**DATASET ROWS**
────

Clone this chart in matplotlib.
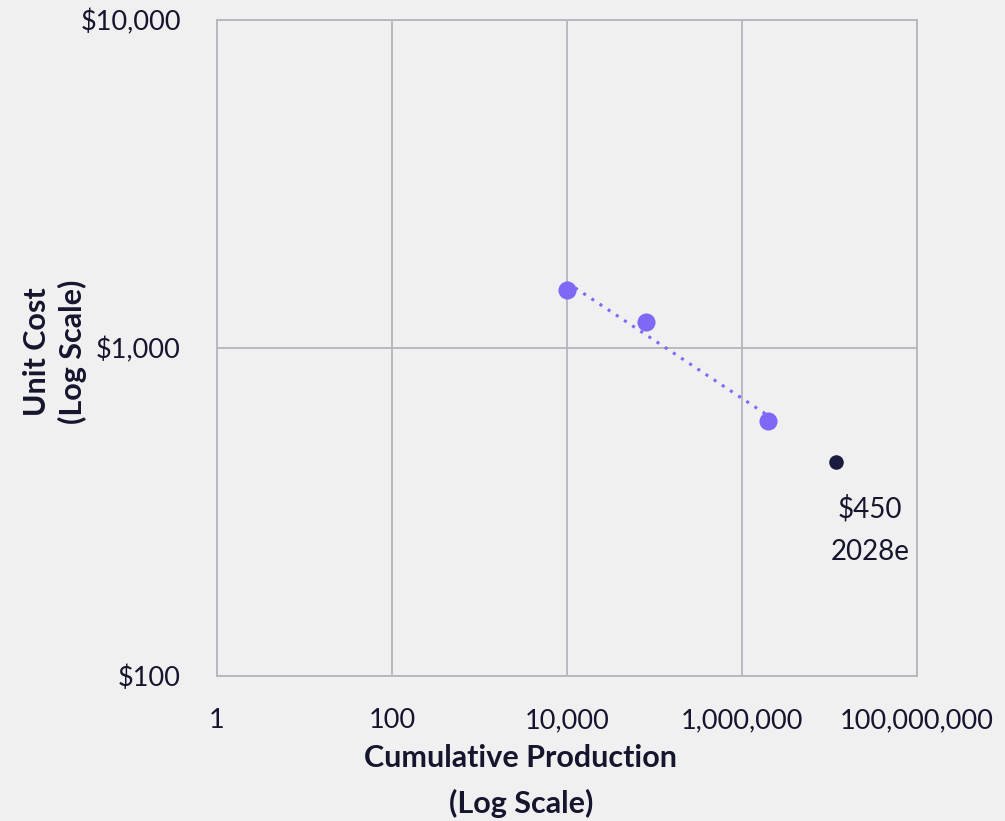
import numpy as np
import matplotlib
matplotlib.use("Agg")
import matplotlib.pyplot as plt
from matplotlib.ticker import FixedLocator, FixedFormatter

plt.rcParams['font.family'] = ['Lato', 'DejaVu Sans']

# Data
hist_production = [10000, 80000, 2000000]
hist_cost = [1500, 1200, 600]
proj_production = [12000000]
proj_cost = [450]
proj_label = "$450\n2028e"

x_ticks = [1, 100, 10000, 1000000, 100000000]
x_tick_labels = ["1", "100", "10,000", "1,000,000", "100,000,000"]
y_ticks = [100, 1000, 10000]
y_tick_labels = ["$100", "$1,000", "$10,000"]

bg = "#f0f0f0"
grid_c = "#b5b5bd"
purple = "#8068f7"
dark = "#1b1b40"
text_c = "#15152e"

fig = plt.figure(figsize=(10.05, 8.21), dpi=100, facecolor=bg)
ax = fig.add_axes([217/1005, 1 - 676/821, 700/1005, 656/821])
ax.set_facecolor(bg)
ax.set_xscale('log')
ax.set_yscale('log')
ax.set_xlim(1, 1e8)
ax.set_ylim(100, 10000)

ax.xaxis.set_major_locator(FixedLocator(x_ticks))
ax.xaxis.set_major_formatter(FixedFormatter(x_tick_labels))
ax.xaxis.set_minor_locator(FixedLocator([]))
ax.yaxis.set_major_locator(FixedLocator(y_ticks))
ax.yaxis.set_major_formatter(FixedFormatter(y_tick_labels))
ax.yaxis.set_minor_locator(FixedLocator([]))

ax.grid(True, color=grid_c, linewidth=1.3)
ax.set_axisbelow(True)
for s in ax.spines.values():
    s.set_color(grid_c)
    s.set_linewidth(1.3)
ax.tick_params(length=0, labelsize=19.5, colors=text_c)
ax.tick_params(axis='x', pad=23)
ax.tick_params(axis='y', pad=26)

# trend line (power-law fit over historical points)
lx = np.log10(hist_production)
ly = np.log10(hist_cost)
m, b = np.polyfit(lx, ly, 1)
xs = np.array([min(hist_production), max(hist_production)])
ax.plot(xs, 10 ** (m * np.log10(xs) + b), linestyle=(0, (1, 2.2)), color=purple,
        linewidth=2.2, zorder=3)

ax.scatter(hist_production, hist_cost, s=170, color=purple, zorder=4, linewidths=0)
ax.scatter(proj_production, proj_cost, s=110, color=dark, zorder=4, linewidths=0)
ax.annotate(proj_label, (proj_production[0], proj_cost[0]), xytext=(24, -49),
            textcoords='offset points', ha='center', va='center', fontsize=20,
            color=text_c, linespacing=1.8)

fig.text(521/1005, 1 - 758/821, "Cumulative Production", fontsize=22, fontweight='bold',
         color=text_c, ha='center', va='center')
fig.text(521/1005, 1 - 803/821, "(Log Scale)", fontsize=22, fontweight='bold',
         color=text_c, ha='center', va='center')
fig.text(55/1005, 1 - 352/821, "Unit Cost\n(Log Scale)", fontsize=22, fontweight='bold',
         color=text_c, ha='center', va='center', rotation=90, linespacing=1.3,
         multialignment='center')

fig.savefig("out.png", dpi=100, facecolor=bg)
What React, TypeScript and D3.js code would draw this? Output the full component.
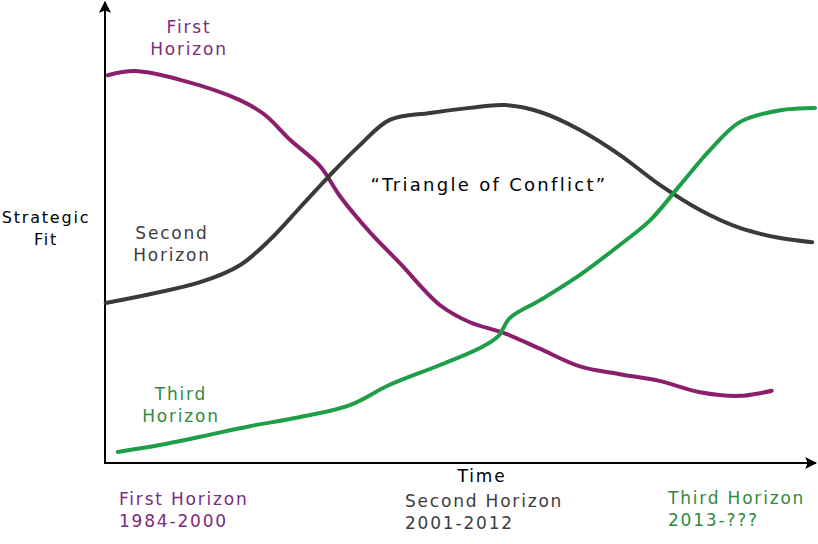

────

**WORK INSTRUCTIONS**
Pictures are excluded: retype only the lines from the beginning of the listing above through the line with "ax.tick_params(axis='y', pad=26)", both included.

**OUTPUT FOR THIS TASK**
Clone this chart in matplotlib.
import numpy as np
import matplotlib
matplotlib.use("Agg")
import matplotlib.pyplot as plt
from matplotlib.ticker import FixedLocator, FixedFormatter

plt.rcParams['font.family'] = ['Lato', 'DejaVu Sans']

# Data
hist_production = [10000, 80000, 2000000]
hist_cost = [1500, 1200, 600]
proj_production = [12000000]
proj_cost = [450]
proj_label = "$450\n2028e"

x_ticks = [1, 100, 10000, 1000000, 100000000]
x_tick_labels = ["1", "100", "10,000", "1,000,000", "100,000,000"]
y_ticks = [100, 1000, 10000]
y_tick_labels = ["$100", "$1,000", "$10,000"]

bg = "#f0f0f0"
grid_c = "#b5b5bd"
purple = "#8068f7"
dark = "#1b1b40"
text_c = "#15152e"

fig = plt.figure(figsize=(10.05, 8.21), dpi=100, facecolor=bg)
ax = fig.add_axes([217/1005, 1 - 676/821, 700/1005, 656/821])
ax.set_facecolor(bg)
ax.set_xscale('log')
ax.set_yscale('log')
ax.set_xlim(1, 1e8)
ax.set_ylim(100, 10000)

ax.xaxis.set_major_locator(FixedLocator(x_ticks))
ax.xaxis.set_major_formatter(FixedFormatter(x_tick_labels))
ax.xaxis.set_minor_locator(FixedLocator([]))
ax.yaxis.set_major_locator(FixedLocator(y_ticks))
ax.yaxis.set_major_formatter(FixedFormatter(y_tick_labels))
ax.yaxis.set_minor_locator(FixedLocator([]))

ax.grid(True, color=grid_c, linewidth=1.3)
ax.set_axisbelow(True)
for s in ax.spines.values():
    s.set_color(grid_c)
    s.set_linewidth(1.3)
ax.tick_params(length=0, labelsize=19.5, colors=text_c)
ax.tick_params(axis='x', pad=23)
ax.tick_params(axis='y', pad=26)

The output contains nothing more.